╭──

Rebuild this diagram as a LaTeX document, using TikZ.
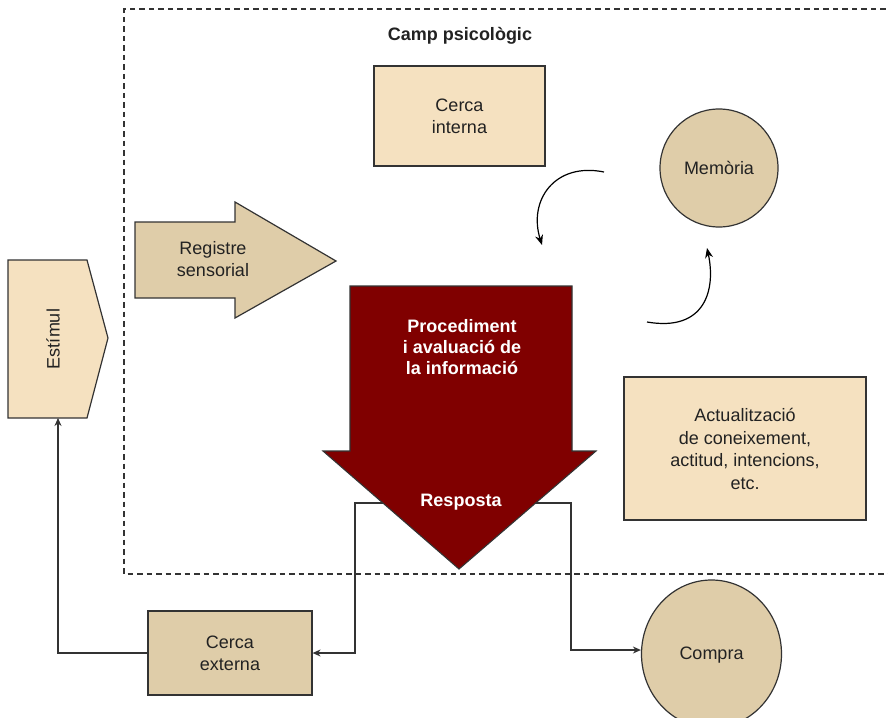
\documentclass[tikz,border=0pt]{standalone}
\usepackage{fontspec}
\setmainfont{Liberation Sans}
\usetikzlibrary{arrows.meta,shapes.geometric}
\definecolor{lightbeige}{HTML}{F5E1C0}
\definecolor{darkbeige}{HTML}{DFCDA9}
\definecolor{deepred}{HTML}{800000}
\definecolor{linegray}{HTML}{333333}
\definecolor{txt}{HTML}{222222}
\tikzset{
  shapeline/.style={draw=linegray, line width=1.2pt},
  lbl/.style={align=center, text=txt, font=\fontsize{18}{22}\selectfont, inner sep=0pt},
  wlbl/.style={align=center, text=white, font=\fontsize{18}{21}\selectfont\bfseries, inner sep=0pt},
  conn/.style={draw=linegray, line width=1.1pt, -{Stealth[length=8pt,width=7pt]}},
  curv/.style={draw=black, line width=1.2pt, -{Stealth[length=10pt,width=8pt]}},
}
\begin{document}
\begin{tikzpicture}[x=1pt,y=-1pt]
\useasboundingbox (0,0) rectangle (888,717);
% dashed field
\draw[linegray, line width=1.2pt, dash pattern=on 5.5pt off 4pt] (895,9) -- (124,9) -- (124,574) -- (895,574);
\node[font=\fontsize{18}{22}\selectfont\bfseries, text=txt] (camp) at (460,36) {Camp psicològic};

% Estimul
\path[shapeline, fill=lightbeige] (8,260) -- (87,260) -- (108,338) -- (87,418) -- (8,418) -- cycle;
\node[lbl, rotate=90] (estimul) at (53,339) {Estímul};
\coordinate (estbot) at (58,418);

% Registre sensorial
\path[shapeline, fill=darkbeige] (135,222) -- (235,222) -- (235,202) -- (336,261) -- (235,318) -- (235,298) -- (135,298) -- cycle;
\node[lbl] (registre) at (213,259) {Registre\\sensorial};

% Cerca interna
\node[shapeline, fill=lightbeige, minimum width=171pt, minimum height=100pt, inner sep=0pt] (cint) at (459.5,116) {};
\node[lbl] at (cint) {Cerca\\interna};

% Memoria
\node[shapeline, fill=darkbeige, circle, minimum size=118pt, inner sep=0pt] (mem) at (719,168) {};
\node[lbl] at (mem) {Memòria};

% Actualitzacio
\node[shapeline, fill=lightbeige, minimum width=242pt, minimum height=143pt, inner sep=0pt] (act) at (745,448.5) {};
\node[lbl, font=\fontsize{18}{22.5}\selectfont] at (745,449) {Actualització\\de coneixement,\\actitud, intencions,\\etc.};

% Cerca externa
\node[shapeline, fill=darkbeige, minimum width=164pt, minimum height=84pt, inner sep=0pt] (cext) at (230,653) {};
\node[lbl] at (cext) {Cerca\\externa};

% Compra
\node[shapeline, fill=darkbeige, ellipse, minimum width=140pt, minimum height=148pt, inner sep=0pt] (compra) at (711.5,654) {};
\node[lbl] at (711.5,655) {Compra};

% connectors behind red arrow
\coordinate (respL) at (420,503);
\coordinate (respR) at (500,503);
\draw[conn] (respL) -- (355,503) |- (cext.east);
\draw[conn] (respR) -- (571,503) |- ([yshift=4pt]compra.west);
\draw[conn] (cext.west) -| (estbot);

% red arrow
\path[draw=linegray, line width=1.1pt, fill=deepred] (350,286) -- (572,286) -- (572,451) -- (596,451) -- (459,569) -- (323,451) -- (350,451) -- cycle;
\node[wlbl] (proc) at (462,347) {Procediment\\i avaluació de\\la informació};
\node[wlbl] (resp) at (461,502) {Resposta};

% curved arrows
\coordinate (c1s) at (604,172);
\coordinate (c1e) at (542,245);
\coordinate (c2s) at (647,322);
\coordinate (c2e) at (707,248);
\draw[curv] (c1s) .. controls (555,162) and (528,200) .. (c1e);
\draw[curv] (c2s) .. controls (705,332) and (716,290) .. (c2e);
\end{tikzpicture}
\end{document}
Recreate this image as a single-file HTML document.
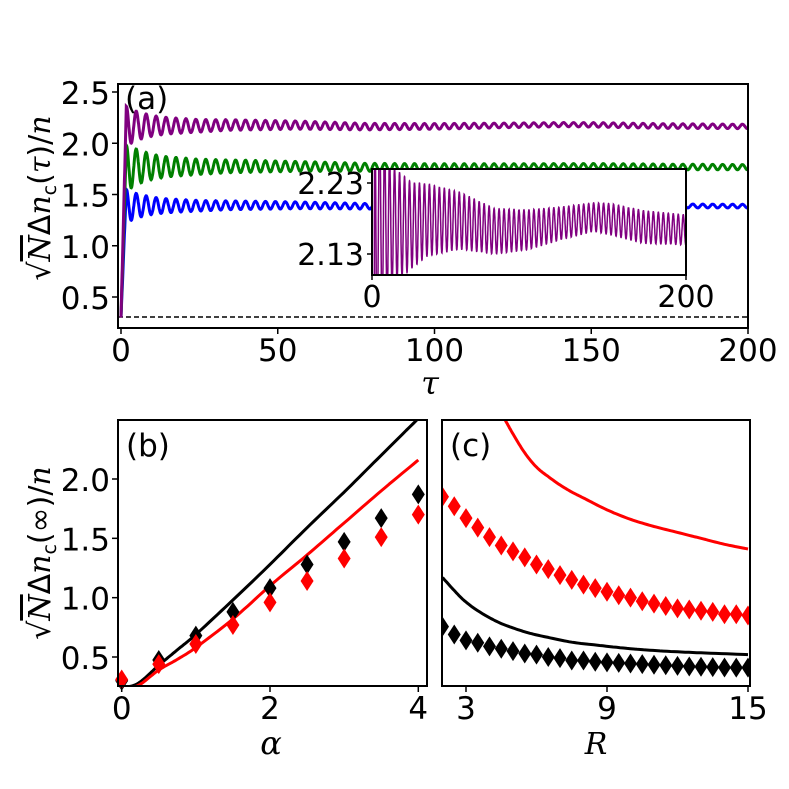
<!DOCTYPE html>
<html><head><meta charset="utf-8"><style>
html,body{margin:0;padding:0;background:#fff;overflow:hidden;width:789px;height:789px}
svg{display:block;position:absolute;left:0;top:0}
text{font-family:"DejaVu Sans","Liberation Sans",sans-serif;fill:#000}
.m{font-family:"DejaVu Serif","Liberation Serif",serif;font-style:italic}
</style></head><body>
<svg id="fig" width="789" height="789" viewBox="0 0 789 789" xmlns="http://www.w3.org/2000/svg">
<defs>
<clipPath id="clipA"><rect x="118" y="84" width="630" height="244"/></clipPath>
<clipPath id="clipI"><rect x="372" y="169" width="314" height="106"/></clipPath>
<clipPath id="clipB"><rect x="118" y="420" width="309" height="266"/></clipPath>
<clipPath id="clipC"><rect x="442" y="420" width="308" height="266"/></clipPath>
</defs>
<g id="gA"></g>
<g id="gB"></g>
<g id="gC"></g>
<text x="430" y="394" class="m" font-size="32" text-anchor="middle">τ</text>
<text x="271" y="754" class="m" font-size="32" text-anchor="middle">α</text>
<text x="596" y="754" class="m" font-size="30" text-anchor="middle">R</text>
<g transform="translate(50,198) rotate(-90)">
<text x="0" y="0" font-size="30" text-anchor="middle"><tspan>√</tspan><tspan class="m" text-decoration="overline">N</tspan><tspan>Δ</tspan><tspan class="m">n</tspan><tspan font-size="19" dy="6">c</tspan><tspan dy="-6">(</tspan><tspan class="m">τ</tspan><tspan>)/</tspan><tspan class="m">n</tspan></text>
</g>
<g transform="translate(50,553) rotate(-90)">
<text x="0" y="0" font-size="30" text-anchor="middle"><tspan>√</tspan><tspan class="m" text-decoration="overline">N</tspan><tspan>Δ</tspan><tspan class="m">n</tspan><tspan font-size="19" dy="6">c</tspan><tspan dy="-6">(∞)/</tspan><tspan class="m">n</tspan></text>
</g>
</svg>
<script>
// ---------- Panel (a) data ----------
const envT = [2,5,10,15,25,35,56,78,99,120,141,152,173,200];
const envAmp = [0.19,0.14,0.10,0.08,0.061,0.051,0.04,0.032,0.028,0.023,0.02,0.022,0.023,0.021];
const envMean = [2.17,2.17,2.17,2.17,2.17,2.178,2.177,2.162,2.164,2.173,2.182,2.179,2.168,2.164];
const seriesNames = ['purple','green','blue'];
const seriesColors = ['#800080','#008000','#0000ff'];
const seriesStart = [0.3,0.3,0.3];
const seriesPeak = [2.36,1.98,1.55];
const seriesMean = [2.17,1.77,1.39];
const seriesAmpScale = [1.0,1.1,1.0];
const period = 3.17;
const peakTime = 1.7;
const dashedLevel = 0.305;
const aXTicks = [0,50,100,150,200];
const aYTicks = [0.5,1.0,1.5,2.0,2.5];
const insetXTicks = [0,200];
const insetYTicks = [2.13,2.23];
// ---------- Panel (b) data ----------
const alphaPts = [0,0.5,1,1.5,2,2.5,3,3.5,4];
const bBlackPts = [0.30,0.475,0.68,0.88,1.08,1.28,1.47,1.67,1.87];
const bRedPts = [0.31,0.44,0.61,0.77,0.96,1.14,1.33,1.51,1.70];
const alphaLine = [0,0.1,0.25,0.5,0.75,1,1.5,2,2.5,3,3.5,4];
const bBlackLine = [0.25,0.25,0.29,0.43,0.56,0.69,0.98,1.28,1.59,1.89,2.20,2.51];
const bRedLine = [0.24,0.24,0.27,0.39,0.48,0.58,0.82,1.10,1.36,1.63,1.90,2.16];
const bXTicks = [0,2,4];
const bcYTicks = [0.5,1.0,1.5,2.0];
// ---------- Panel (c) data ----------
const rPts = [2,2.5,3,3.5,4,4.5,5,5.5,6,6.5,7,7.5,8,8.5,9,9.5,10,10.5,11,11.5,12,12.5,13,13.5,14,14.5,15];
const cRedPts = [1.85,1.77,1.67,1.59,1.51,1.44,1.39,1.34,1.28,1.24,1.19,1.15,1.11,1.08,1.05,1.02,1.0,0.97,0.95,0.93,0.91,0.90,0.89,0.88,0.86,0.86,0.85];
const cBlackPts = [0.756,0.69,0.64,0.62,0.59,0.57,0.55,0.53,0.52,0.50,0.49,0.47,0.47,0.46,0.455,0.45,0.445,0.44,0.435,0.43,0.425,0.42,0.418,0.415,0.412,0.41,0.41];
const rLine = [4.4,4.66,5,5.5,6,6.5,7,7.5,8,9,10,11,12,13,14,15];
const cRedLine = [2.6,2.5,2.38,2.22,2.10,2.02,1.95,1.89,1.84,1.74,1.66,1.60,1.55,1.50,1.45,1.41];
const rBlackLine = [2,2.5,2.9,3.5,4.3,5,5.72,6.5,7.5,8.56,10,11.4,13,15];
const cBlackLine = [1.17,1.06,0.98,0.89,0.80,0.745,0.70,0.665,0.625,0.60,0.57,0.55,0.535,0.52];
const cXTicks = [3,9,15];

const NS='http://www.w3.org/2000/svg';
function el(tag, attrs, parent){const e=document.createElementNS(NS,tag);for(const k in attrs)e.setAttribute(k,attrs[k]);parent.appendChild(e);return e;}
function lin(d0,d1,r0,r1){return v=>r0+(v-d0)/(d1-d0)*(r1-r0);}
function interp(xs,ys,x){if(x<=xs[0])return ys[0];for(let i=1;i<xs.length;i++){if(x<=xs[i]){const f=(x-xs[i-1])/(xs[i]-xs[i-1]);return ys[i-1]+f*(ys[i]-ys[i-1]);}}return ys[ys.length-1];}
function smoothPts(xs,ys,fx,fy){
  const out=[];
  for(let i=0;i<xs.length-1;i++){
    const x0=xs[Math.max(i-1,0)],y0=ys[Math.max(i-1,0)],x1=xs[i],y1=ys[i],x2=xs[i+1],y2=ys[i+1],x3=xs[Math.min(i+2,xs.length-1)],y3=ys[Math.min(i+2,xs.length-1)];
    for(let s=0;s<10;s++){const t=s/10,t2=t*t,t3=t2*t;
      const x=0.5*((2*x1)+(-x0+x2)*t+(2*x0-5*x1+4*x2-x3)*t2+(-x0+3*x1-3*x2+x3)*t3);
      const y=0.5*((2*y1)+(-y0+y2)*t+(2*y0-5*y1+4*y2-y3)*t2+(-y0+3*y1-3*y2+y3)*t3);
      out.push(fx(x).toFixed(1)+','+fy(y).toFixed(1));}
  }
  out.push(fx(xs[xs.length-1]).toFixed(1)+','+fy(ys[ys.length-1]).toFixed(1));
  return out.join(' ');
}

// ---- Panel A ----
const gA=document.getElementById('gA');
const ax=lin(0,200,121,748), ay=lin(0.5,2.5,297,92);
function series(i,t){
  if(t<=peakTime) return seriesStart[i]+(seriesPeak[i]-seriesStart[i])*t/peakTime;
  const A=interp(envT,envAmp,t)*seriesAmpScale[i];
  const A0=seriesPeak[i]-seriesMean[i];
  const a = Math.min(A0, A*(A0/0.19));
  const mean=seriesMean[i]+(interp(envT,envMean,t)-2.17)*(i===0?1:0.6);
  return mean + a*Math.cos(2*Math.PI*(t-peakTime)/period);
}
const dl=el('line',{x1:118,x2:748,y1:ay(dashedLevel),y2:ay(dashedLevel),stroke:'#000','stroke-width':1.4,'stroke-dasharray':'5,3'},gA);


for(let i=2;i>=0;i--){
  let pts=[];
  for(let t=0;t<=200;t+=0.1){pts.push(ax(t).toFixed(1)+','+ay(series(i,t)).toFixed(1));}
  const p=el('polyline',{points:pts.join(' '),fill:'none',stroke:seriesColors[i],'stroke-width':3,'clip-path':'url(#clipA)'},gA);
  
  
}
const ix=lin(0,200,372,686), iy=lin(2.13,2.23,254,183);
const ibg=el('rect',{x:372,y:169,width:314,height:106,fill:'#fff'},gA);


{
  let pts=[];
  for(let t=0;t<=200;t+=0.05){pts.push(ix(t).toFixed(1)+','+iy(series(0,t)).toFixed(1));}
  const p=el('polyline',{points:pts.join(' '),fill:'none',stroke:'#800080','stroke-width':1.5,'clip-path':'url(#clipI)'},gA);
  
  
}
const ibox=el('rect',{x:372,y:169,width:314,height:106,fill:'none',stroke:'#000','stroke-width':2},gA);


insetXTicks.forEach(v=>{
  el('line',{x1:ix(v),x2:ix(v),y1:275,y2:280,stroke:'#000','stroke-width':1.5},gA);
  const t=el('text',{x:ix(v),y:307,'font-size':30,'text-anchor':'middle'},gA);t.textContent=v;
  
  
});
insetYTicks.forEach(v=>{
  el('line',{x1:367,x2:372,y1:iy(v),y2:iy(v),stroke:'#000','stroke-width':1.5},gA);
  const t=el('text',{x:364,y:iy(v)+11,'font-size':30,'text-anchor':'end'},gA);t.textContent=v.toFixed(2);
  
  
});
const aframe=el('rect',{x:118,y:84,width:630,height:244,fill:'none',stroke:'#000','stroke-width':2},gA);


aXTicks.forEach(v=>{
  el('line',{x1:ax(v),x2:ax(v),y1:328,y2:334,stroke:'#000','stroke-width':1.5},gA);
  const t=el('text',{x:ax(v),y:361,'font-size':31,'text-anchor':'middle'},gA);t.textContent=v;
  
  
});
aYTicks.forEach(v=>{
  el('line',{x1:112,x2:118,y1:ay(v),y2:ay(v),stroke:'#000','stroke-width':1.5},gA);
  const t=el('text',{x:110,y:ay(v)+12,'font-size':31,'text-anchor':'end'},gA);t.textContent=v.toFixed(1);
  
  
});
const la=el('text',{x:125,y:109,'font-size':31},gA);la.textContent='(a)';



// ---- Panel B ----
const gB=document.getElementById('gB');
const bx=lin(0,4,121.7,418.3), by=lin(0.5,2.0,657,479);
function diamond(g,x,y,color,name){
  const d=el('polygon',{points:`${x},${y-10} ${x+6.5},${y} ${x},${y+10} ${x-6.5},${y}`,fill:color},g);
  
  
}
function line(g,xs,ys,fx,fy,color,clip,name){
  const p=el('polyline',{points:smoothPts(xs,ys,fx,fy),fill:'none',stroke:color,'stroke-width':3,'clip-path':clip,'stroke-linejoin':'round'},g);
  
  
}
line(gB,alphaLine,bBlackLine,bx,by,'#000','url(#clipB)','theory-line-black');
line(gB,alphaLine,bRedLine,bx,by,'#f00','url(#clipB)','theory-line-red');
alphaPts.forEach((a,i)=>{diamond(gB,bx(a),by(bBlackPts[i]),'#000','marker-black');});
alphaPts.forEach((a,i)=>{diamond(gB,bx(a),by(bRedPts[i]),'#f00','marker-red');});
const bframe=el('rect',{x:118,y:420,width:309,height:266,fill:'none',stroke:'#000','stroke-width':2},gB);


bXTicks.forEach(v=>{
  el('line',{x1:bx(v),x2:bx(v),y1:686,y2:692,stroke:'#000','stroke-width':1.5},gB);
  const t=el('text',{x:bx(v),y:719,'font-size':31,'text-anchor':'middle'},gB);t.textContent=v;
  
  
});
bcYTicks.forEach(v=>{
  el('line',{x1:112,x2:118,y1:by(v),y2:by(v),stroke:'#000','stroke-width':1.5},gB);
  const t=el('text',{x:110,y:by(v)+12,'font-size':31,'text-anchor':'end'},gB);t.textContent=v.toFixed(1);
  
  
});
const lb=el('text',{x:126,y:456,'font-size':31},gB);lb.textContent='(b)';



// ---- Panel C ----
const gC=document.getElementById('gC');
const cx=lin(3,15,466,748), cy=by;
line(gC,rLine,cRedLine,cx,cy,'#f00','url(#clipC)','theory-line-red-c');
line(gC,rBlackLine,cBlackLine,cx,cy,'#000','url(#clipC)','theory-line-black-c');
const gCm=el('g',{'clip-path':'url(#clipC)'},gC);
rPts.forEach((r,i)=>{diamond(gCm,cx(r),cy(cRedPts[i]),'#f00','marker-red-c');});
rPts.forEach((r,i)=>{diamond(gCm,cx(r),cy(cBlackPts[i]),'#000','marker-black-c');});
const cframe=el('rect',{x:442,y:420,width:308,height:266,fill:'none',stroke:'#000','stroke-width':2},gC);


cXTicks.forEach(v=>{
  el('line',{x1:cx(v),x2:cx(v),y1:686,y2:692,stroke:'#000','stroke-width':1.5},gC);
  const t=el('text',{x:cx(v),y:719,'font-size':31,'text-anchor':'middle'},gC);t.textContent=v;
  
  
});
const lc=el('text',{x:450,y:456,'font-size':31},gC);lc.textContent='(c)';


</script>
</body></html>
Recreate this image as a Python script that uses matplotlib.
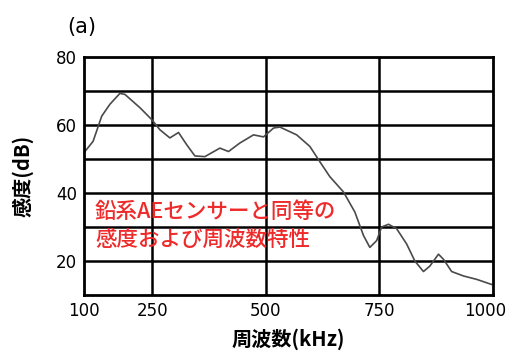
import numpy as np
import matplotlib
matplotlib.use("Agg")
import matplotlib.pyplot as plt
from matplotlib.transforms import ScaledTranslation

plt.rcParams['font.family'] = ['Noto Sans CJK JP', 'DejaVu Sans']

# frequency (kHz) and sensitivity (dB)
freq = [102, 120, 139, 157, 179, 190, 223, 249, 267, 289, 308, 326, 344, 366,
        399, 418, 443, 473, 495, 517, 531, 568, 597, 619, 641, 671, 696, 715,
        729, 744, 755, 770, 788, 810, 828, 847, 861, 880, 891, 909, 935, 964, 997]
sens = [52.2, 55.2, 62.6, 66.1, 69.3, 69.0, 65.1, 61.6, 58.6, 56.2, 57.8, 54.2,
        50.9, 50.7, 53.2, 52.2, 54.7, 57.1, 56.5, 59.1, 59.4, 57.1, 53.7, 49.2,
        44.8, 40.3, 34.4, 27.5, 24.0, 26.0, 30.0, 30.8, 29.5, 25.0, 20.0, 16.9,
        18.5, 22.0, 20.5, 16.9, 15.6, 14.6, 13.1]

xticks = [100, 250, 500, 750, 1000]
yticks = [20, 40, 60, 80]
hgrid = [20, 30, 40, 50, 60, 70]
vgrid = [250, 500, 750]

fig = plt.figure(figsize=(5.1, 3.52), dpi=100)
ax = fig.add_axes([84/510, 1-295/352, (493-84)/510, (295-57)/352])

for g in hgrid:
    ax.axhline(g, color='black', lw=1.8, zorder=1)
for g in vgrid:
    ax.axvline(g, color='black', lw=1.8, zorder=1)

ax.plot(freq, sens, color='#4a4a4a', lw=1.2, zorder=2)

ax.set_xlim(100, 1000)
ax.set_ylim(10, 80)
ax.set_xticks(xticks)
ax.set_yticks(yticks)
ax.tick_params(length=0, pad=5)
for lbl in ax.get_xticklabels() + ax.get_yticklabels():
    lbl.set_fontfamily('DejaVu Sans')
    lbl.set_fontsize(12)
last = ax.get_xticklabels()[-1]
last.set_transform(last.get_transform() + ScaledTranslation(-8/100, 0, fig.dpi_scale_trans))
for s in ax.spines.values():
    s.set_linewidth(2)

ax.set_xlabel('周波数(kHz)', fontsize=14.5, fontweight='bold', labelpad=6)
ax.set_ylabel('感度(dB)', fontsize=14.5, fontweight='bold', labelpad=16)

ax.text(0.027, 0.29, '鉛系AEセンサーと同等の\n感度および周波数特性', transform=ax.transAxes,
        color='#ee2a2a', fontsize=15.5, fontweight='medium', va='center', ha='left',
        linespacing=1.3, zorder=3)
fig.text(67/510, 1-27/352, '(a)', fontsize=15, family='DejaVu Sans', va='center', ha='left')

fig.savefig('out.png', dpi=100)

╰──

▸ **Do this**
Exactly as they appear, print the lines of the listing above from its first line through the line that contains "text=txt] (camp) at", minus the pictures.

▸ **Output of the exercise**
Rebuild this diagram as a LaTeX document, using TikZ.
\documentclass[tikz,border=0pt]{standalone}
\usepackage{fontspec}
\setmainfont{Liberation Sans}
\usetikzlibrary{arrows.meta,shapes.geometric}
\definecolor{lightbeige}{HTML}{F5E1C0}
\definecolor{darkbeige}{HTML}{DFCDA9}
\definecolor{deepred}{HTML}{800000}
\definecolor{linegray}{HTML}{333333}
\definecolor{txt}{HTML}{222222}
\tikzset{
  shapeline/.style={draw=linegray, line width=1.2pt},
  lbl/.style={align=center, text=txt, font=\fontsize{18}{22}\selectfont, inner sep=0pt},
  wlbl/.style={align=center, text=white, font=\fontsize{18}{21}\selectfont\bfseries, inner sep=0pt},
  conn/.style={draw=linegray, line width=1.1pt, -{Stealth[length=8pt,width=7pt]}},
  curv/.style={draw=black, line width=1.2pt, -{Stealth[length=10pt,width=8pt]}},
}
\begin{document}
\begin{tikzpicture}[x=1pt,y=-1pt]
\useasboundingbox (0,0) rectangle (888,717);
% dashed field
\draw[linegray, line width=1.2pt, dash pattern=on 5.5pt off 4pt] (895,9) -- (124,9) -- (124,574) -- (895,574);
\node[font=\fontsize{18}{22}\selectfont\bfseries, text=txt] (camp) at (460,36) {Camp psicològic};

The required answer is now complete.